## Given problem
Where the data below has the string "this", return the whole line.

## Input rows
'''

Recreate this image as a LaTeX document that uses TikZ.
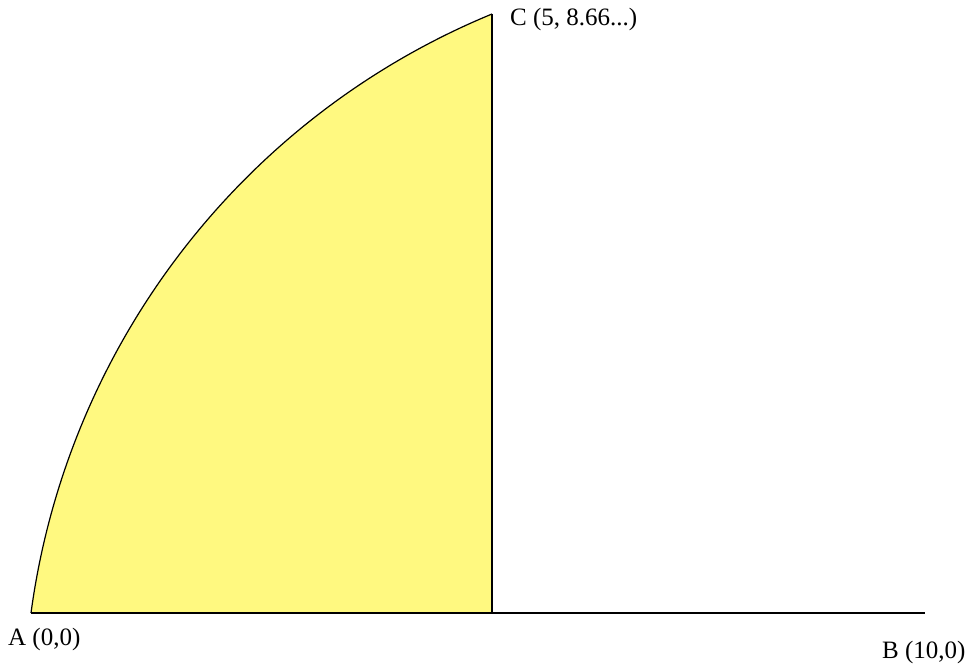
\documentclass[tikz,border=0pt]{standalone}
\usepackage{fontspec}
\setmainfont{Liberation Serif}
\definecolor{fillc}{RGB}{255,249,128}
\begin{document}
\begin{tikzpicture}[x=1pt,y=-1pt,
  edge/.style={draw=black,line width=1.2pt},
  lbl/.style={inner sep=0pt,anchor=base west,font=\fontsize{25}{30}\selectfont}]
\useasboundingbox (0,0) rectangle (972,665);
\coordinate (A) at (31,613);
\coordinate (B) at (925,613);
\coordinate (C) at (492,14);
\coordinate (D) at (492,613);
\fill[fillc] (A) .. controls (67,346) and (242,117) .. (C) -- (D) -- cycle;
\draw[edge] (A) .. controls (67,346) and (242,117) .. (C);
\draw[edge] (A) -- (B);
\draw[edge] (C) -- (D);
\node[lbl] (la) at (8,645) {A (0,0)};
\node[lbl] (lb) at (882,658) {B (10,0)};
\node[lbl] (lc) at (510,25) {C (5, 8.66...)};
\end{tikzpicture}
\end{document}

'''
'''

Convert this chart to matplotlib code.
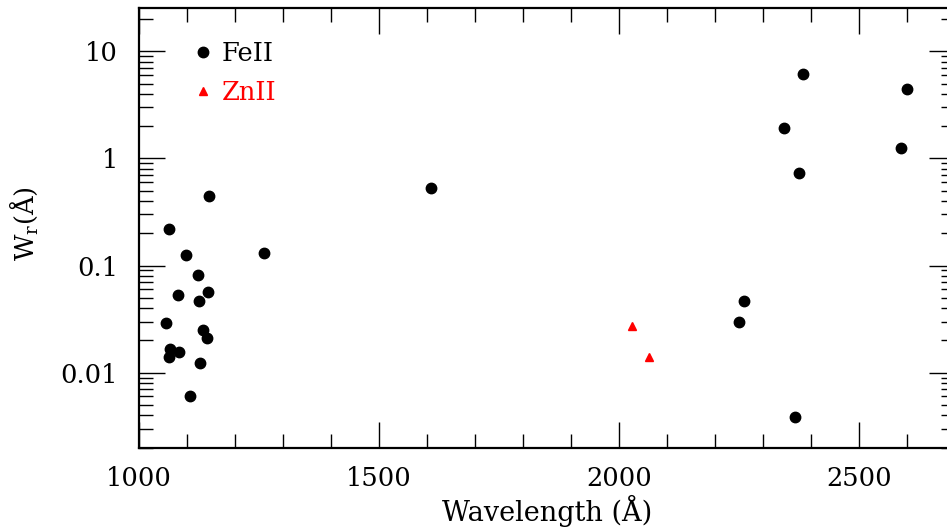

'''
'''

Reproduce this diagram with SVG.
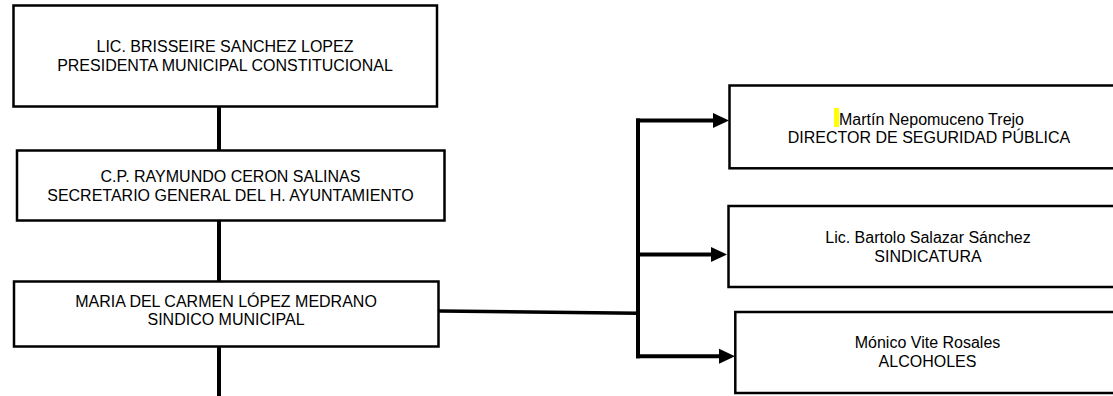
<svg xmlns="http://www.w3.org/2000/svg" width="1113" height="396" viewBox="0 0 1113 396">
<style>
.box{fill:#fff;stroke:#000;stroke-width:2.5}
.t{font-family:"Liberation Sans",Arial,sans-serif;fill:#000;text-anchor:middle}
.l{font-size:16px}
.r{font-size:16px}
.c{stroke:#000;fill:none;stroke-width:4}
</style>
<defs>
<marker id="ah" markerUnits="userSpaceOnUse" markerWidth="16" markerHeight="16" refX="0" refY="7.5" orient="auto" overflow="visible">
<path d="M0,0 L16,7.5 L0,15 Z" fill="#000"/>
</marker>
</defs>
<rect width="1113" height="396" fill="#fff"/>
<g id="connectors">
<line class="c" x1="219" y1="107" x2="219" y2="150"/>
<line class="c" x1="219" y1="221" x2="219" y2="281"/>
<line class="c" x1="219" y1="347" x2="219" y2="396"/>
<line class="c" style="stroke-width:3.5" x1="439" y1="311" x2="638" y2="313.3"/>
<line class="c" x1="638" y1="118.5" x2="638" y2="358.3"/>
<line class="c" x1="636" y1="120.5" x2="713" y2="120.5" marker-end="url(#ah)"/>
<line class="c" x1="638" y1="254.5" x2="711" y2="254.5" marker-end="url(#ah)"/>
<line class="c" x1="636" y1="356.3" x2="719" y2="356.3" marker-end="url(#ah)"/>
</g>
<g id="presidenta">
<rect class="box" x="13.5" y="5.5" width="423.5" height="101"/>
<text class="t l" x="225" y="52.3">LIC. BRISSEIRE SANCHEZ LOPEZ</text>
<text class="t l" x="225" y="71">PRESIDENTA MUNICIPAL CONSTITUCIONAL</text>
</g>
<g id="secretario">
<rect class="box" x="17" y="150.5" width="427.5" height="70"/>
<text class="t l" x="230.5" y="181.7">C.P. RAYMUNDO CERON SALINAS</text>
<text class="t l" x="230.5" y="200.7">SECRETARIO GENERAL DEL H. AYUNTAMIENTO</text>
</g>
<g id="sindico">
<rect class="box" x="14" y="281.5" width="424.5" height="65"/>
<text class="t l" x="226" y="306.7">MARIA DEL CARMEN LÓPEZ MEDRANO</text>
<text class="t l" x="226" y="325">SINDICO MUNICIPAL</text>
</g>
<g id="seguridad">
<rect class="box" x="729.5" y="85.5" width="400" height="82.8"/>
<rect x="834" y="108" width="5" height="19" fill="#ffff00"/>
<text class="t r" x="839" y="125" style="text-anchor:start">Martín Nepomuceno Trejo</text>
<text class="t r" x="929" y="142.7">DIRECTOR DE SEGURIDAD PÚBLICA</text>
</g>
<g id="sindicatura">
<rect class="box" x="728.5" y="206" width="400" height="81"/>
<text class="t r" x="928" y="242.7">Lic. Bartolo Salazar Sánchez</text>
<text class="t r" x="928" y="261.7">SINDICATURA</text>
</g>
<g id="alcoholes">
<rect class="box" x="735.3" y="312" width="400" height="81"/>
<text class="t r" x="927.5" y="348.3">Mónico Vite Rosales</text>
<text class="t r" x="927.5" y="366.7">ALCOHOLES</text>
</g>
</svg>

'''

## Solved problem
Recreate this image as a LaTeX document that uses TikZ.
Convert this chart to matplotlib code.
Reproduce this diagram with SVG.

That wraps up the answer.